CHALLENGE –
Skip the pictures. Transcribe the rest of the data below without changing a word.

GIVEN MATERIAL –

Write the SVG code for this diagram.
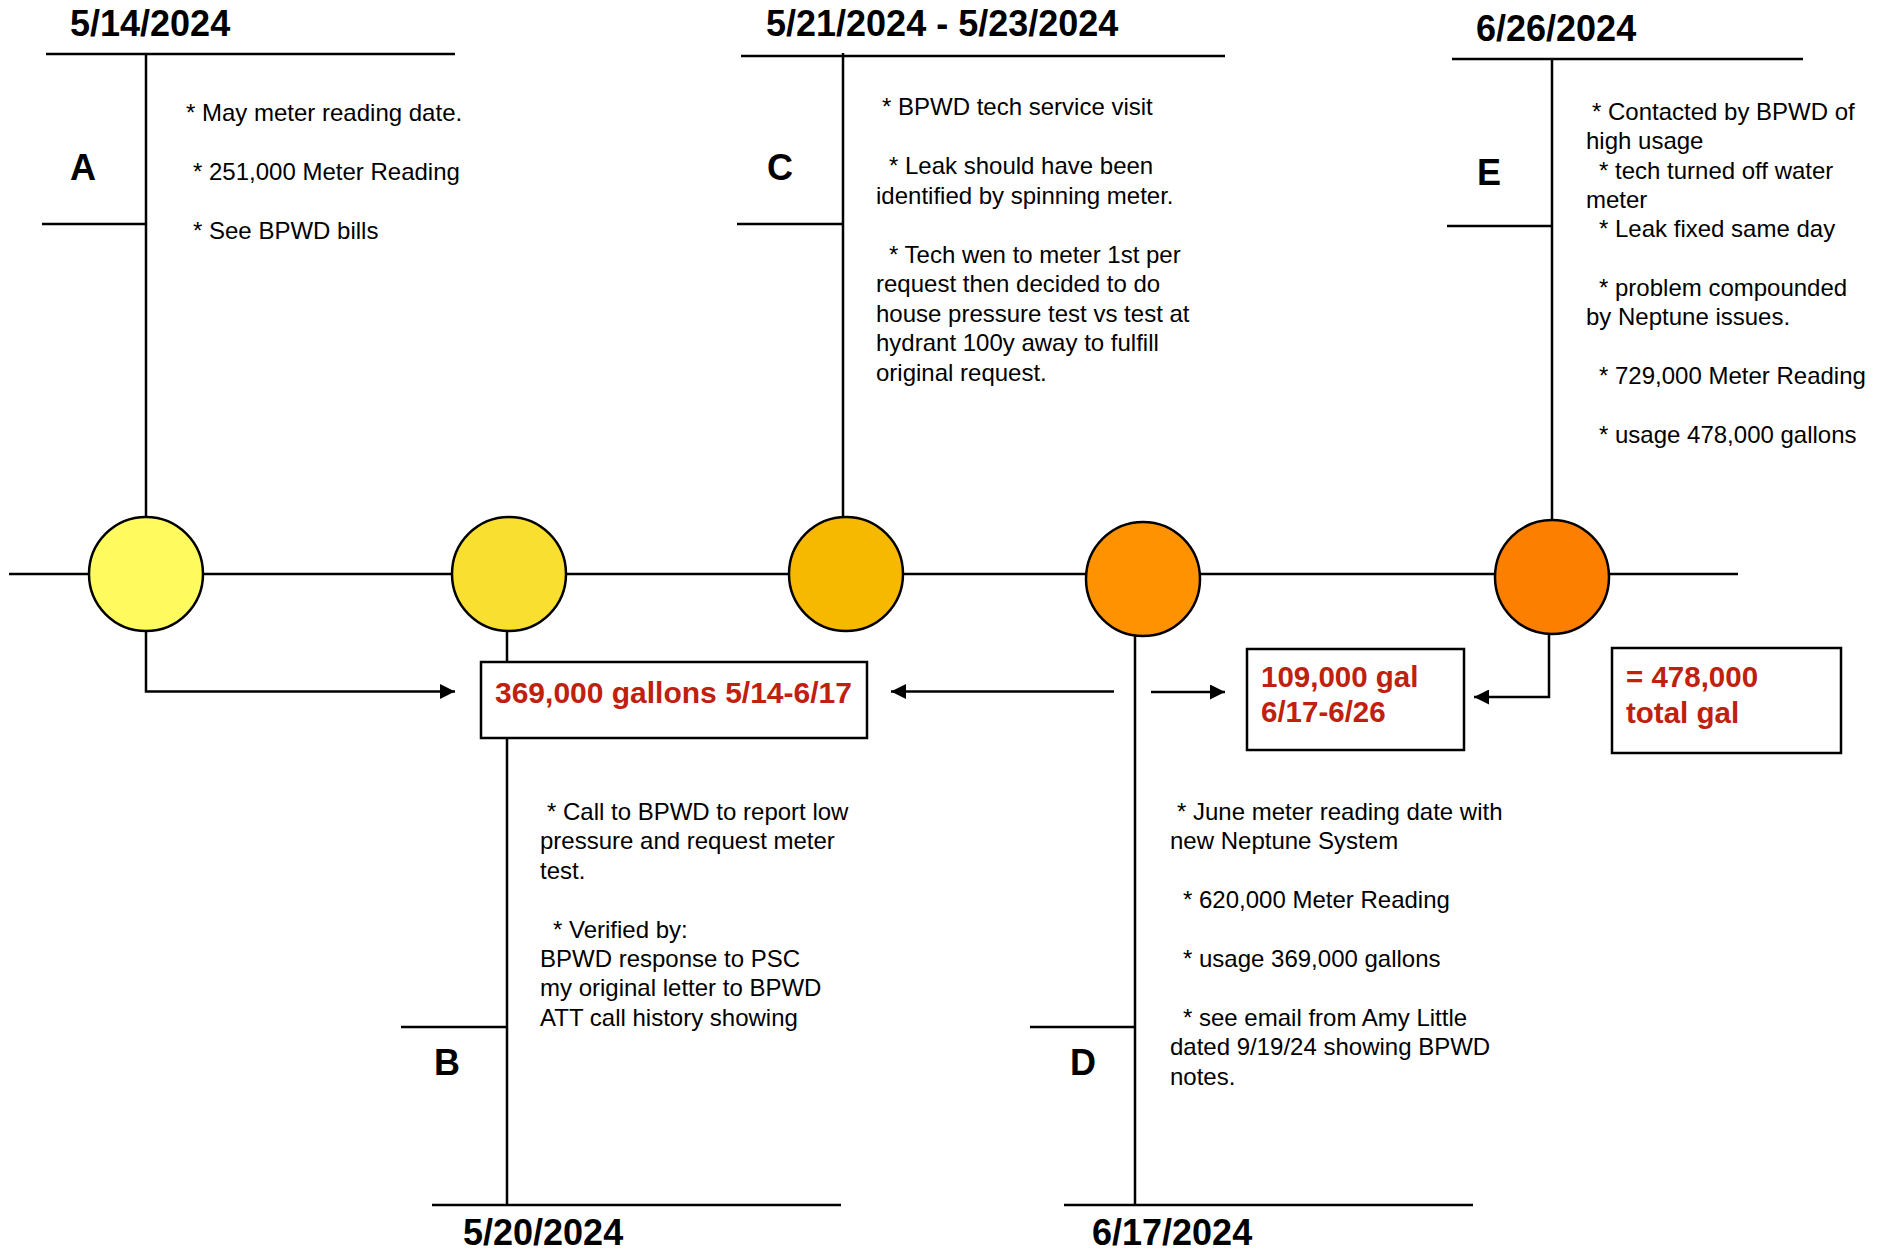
<svg xmlns="http://www.w3.org/2000/svg" width="1882" height="1253" viewBox="0 0 1882 1253">
<defs>
<style>
.ln{stroke:#000;stroke-width:2.5;fill:none}
.t{font-family:"Liberation Sans",Arial,Helvetica,sans-serif;font-size:24px;fill:#000}
.date{font-family:"Liberation Sans",Arial,Helvetica,sans-serif;font-size:36px;font-weight:bold;fill:#000}
.let{font-family:"Liberation Sans",Arial,Helvetica,sans-serif;font-size:36px;font-weight:bold;fill:#000}
.red{font-family:"Liberation Sans",Arial,Helvetica,sans-serif;font-size:29.5px;font-weight:bold;fill:#C0200E}
.node{stroke:#000;stroke-width:2.5}
.box{fill:#fff;stroke:#000;stroke-width:2.5}
</style>
<marker id="ah" viewBox="0 0 10 10" refX="10" refY="5" markerWidth="16" markerHeight="15" markerUnits="userSpaceOnUse" orient="auto">
<path d="M0,0 L10,5 L0,10 z" fill="#000"/>
</marker>
</defs>
<rect x="0" y="0" width="1882" height="1253" fill="#fff"/>

<g id="connectors">
<line class="ln" x1="9" y1="574" x2="1738" y2="574"/>
<line class="ln" x1="146" y1="54" x2="146" y2="518"/>
<line class="ln" x1="843" y1="53" x2="843" y2="518"/>
<line class="ln" x1="1552" y1="59" x2="1552" y2="521"/>
<line class="ln" x1="507" y1="630" x2="507" y2="662"/>
<line class="ln" x1="507" y1="738" x2="507" y2="1205"/>
<line class="ln" x1="1135" y1="636" x2="1135" y2="1205"/>
<path class="ln" d="M146,631 V691.5 H455" marker-end="url(#ah)"/>
<line class="ln" x1="1114" y1="691.5" x2="891" y2="691.5" marker-end="url(#ah)"/>
<line class="ln" x1="1151" y1="692" x2="1225" y2="692" marker-end="url(#ah)"/>
<path class="ln" d="M1549,633 V697 H1474" marker-end="url(#ah)"/>
</g>

<g id="panel-A">
<text class="date" x="70" y="36">5/14/2024</text>
<line class="ln" x1="46" y1="54" x2="455" y2="54"/>
<line class="ln" x1="42" y1="224" x2="146" y2="224"/>
<text class="let" x="70" y="180">A</text>
<text class="t" x="186" y="121">* May meter reading date.</text>
<text class="t" x="193" y="180">* 251,000 Meter Reading</text>
<text class="t" x="193" y="239">* See BPWD bills</text>
</g>

<g id="panel-C">
<text class="date" x="766" y="36">5/21/2024 - 5/23/2024</text>
<line class="ln" x1="741" y1="56" x2="1225" y2="56"/>
<line class="ln" x1="737" y1="224" x2="843" y2="224"/>
<text class="let" x="767" y="180">C</text>
<text class="t" x="882" y="115">* BPWD tech service visit</text>
<text class="t" x="889" y="174">* Leak should have been</text>
<text class="t" x="876" y="203.5">identified by spinning meter.</text>
<text class="t" x="889" y="262.5">* Tech wen to meter 1st per</text>
<text class="t" x="876" y="292">request then decided to do</text>
<text class="t" x="876" y="321.5">house pressure test vs test at</text>
<text class="t" x="876" y="351">hydrant 100y away to fulfill</text>
<text class="t" x="876" y="380.5">original request.</text>
</g>

<g id="panel-E">
<text class="date" x="1476" y="41">6/26/2024</text>
<line class="ln" x1="1452" y1="59" x2="1803" y2="59"/>
<line class="ln" x1="1447" y1="226" x2="1552" y2="226"/>
<text class="let" x="1477" y="185">E</text>
<text class="t" x="1592" y="120">* Contacted by BPWD of</text>
<text class="t" x="1586" y="149.3">high usage</text>
<text class="t" x="1599" y="178.6">* tech turned off water</text>
<text class="t" x="1586" y="208">meter</text>
<text class="t" x="1599" y="237.2">* Leak fixed same day</text>
<text class="t" x="1599" y="296">* problem compounded</text>
<text class="t" x="1586" y="325">by Neptune issues.</text>
<text class="t" x="1599" y="384">* 729,000 Meter Reading</text>
<text class="t" x="1599" y="443">* usage 478,000 gallons</text>
</g>

<g id="panel-B">
<line class="ln" x1="401" y1="1027" x2="507" y2="1027"/>
<line class="ln" x1="432" y1="1205" x2="841" y2="1205"/>
<text class="let" x="434" y="1075">B</text>
<text class="date" x="463" y="1245">5/20/2024</text>
<text class="t" x="547" y="820">* Call to BPWD to report low</text>
<text class="t" x="540" y="849.4">pressure and request meter</text>
<text class="t" x="540" y="878.8">test.</text>
<text class="t" x="553" y="937.6">* Verified by:</text>
<text class="t" x="540" y="967">BPWD response to PSC</text>
<text class="t" x="540" y="996.4">my original letter to BPWD</text>
<text class="t" x="540" y="1025.8">ATT call history showing</text>
</g>

<g id="panel-D">
<line class="ln" x1="1030" y1="1027" x2="1135" y2="1027"/>
<line class="ln" x1="1064" y1="1205" x2="1473" y2="1205"/>
<text class="let" x="1070" y="1075">D</text>
<text class="date" x="1092" y="1245">6/17/2024</text>
<text class="t" x="1177" y="820">* June meter reading date with</text>
<text class="t" x="1170" y="849.4">new Neptune System</text>
<text class="t" x="1183" y="908">* 620,000 Meter Reading</text>
<text class="t" x="1183" y="967">* usage 369,000 gallons</text>
<text class="t" x="1183" y="1025.8">* see email from Amy Little</text>
<text class="t" x="1170" y="1055">dated 9/19/24 showing BPWD</text>
<text class="t" x="1170" y="1084.6">notes.</text>
</g>

<g id="circle-A"><circle class="node" cx="146" cy="574" r="57" fill="#FFFA5E"/></g>
<g id="circle-B"><circle class="node" cx="509" cy="574" r="57" fill="#F9E030"/></g>
<g id="circle-C"><circle class="node" cx="846" cy="574" r="57" fill="#F7B800"/></g>
<g id="circle-D"><circle class="node" cx="1143" cy="579" r="57" fill="#FE9200"/></g>
<g id="circle-E"><circle class="node" cx="1552" cy="577" r="57" fill="#FC7F00"/></g>

<g id="box-369">
<rect class="box" x="481" y="662" width="386" height="76"/>
<text class="red" x="495" y="703" style="font-size:30px">369,000 gallons 5/14-6/17</text>
</g>
<g id="box-109">
<rect class="box" x="1247" y="649" width="217" height="101"/>
<text class="red" x="1261" y="687">109,000 gal</text>
<text class="red" x="1261" y="722">6/17-6/26</text>
</g>
<g id="box-478">
<rect class="box" x="1612" y="648" width="229" height="105"/>
<text class="red" x="1626" y="687">= 478,000</text>
<text class="red" x="1626" y="723">total gal</text>
</g>
</svg>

THE SOLUTION –
Write the SVG code for this diagram.
<svg xmlns="http://www.w3.org/2000/svg" width="1882" height="1253" viewBox="0 0 1882 1253">
<defs>
<style>
.ln{stroke:#000;stroke-width:2.5;fill:none}
.t{font-family:"Liberation Sans",Arial,Helvetica,sans-serif;font-size:24px;fill:#000}
.date{font-family:"Liberation Sans",Arial,Helvetica,sans-serif;font-size:36px;font-weight:bold;fill:#000}
.let{font-family:"Liberation Sans",Arial,Helvetica,sans-serif;font-size:36px;font-weight:bold;fill:#000}
.red{font-family:"Liberation Sans",Arial,Helvetica,sans-serif;font-size:29.5px;font-weight:bold;fill:#C0200E}
.node{stroke:#000;stroke-width:2.5}
.box{fill:#fff;stroke:#000;stroke-width:2.5}
</style>
<marker id="ah" viewBox="0 0 10 10" refX="10" refY="5" markerWidth="16" markerHeight="15" markerUnits="userSpaceOnUse" orient="auto">
<path d="M0,0 L10,5 L0,10 z" fill="#000"/>
</marker>
</defs>
<rect x="0" y="0" width="1882" height="1253" fill="#fff"/>

<g id="connectors">
<line class="ln" x1="9" y1="574" x2="1738" y2="574"/>
<line class="ln" x1="146" y1="54" x2="146" y2="518"/>
<line class="ln" x1="843" y1="53" x2="843" y2="518"/>
<line class="ln" x1="1552" y1="59" x2="1552" y2="521"/>
<line class="ln" x1="507" y1="630" x2="507" y2="662"/>
<line class="ln" x1="507" y1="738" x2="507" y2="1205"/>
<line class="ln" x1="1135" y1="636" x2="1135" y2="1205"/>
<path class="ln" d="M146,631 V691.5 H455" marker-end="url(#ah)"/>
<line class="ln" x1="1114" y1="691.5" x2="891" y2="691.5" marker-end="url(#ah)"/>
<line class="ln" x1="1151" y1="692" x2="1225" y2="692" marker-end="url(#ah)"/>
<path class="ln" d="M1549,633 V697 H1474" marker-end="url(#ah)"/>
</g>

<g id="panel-A">
<text class="date" x="70" y="36">5/14/2024</text>
<line class="ln" x1="46" y1="54" x2="455" y2="54"/>
<line class="ln" x1="42" y1="224" x2="146" y2="224"/>
<text class="let" x="70" y="180">A</text>
<text class="t" x="186" y="121">* May meter reading date.</text>
<text class="t" x="193" y="180">* 251,000 Meter Reading</text>
<text class="t" x="193" y="239">* See BPWD bills</text>
</g>

<g id="panel-C">
<text class="date" x="766" y="36">5/21/2024 - 5/23/2024</text>
<line class="ln" x1="741" y1="56" x2="1225" y2="56"/>
<line class="ln" x1="737" y1="224" x2="843" y2="224"/>
<text class="let" x="767" y="180">C</text>
<text class="t" x="882" y="115">* BPWD tech service visit</text>
<text class="t" x="889" y="174">* Leak should have been</text>
<text class="t" x="876" y="203.5">identified by spinning meter.</text>
<text class="t" x="889" y="262.5">* Tech wen to meter 1st per</text>
<text class="t" x="876" y="292">request then decided to do</text>
<text class="t" x="876" y="321.5">house pressure test vs test at</text>
<text class="t" x="876" y="351">hydrant 100y away to fulfill</text>
<text class="t" x="876" y="380.5">original request.</text>
</g>

<g id="panel-E">
<text class="date" x="1476" y="41">6/26/2024</text>
<line class="ln" x1="1452" y1="59" x2="1803" y2="59"/>
<line class="ln" x1="1447" y1="226" x2="1552" y2="226"/>
<text class="let" x="1477" y="185">E</text>
<text class="t" x="1592" y="120">* Contacted by BPWD of</text>
<text class="t" x="1586" y="149.3">high usage</text>
<text class="t" x="1599" y="178.6">* tech turned off water</text>
<text class="t" x="1586" y="208">meter</text>
<text class="t" x="1599" y="237.2">* Leak fixed same day</text>
<text class="t" x="1599" y="296">* problem compounded</text>
<text class="t" x="1586" y="325">by Neptune issues.</text>
<text class="t" x="1599" y="384">* 729,000 Meter Reading</text>
<text class="t" x="1599" y="443">* usage 478,000 gallons</text>
</g>

<g id="panel-B">
<line class="ln" x1="401" y1="1027" x2="507" y2="1027"/>
<line class="ln" x1="432" y1="1205" x2="841" y2="1205"/>
<text class="let" x="434" y="1075">B</text>
<text class="date" x="463" y="1245">5/20/2024</text>
<text class="t" x="547" y="820">* Call to BPWD to report low</text>
<text class="t" x="540" y="849.4">pressure and request meter</text>
<text class="t" x="540" y="878.8">test.</text>
<text class="t" x="553" y="937.6">* Verified by:</text>
<text class="t" x="540" y="967">BPWD response to PSC</text>
<text class="t" x="540" y="996.4">my original letter to BPWD</text>
<text class="t" x="540" y="1025.8">ATT call history showing</text>
</g>

<g id="panel-D">
<line class="ln" x1="1030" y1="1027" x2="1135" y2="1027"/>
<line class="ln" x1="1064" y1="1205" x2="1473" y2="1205"/>
<text class="let" x="1070" y="1075">D</text>
<text class="date" x="1092" y="1245">6/17/2024</text>
<text class="t" x="1177" y="820">* June meter reading date with</text>
<text class="t" x="1170" y="849.4">new Neptune System</text>
<text class="t" x="1183" y="908">* 620,000 Meter Reading</text>
<text class="t" x="1183" y="967">* usage 369,000 gallons</text>
<text class="t" x="1183" y="1025.8">* see email from Amy Little</text>
<text class="t" x="1170" y="1055">dated 9/19/24 showing BPWD</text>
<text class="t" x="1170" y="1084.6">notes.</text>
</g>

<g id="circle-A"><circle class="node" cx="146" cy="574" r="57" fill="#FFFA5E"/></g>
<g id="circle-B"><circle class="node" cx="509" cy="574" r="57" fill="#F9E030"/></g>
<g id="circle-C"><circle class="node" cx="846" cy="574" r="57" fill="#F7B800"/></g>
<g id="circle-D"><circle class="node" cx="1143" cy="579" r="57" fill="#FE9200"/></g>
<g id="circle-E"><circle class="node" cx="1552" cy="577" r="57" fill="#FC7F00"/></g>

<g id="box-369">
<rect class="box" x="481" y="662" width="386" height="76"/>
<text class="red" x="495" y="703" style="font-size:30px">369,000 gallons 5/14-6/17</text>
</g>
<g id="box-109">
<rect class="box" x="1247" y="649" width="217" height="101"/>
<text class="red" x="1261" y="687">109,000 gal</text>
<text class="red" x="1261" y="722">6/17-6/26</text>
</g>
<g id="box-478">
<rect class="box" x="1612" y="648" width="229" height="105"/>
<text class="red" x="1626" y="687">= 478,000</text>
<text class="red" x="1626" y="723">total gal</text>
</g>
</svg>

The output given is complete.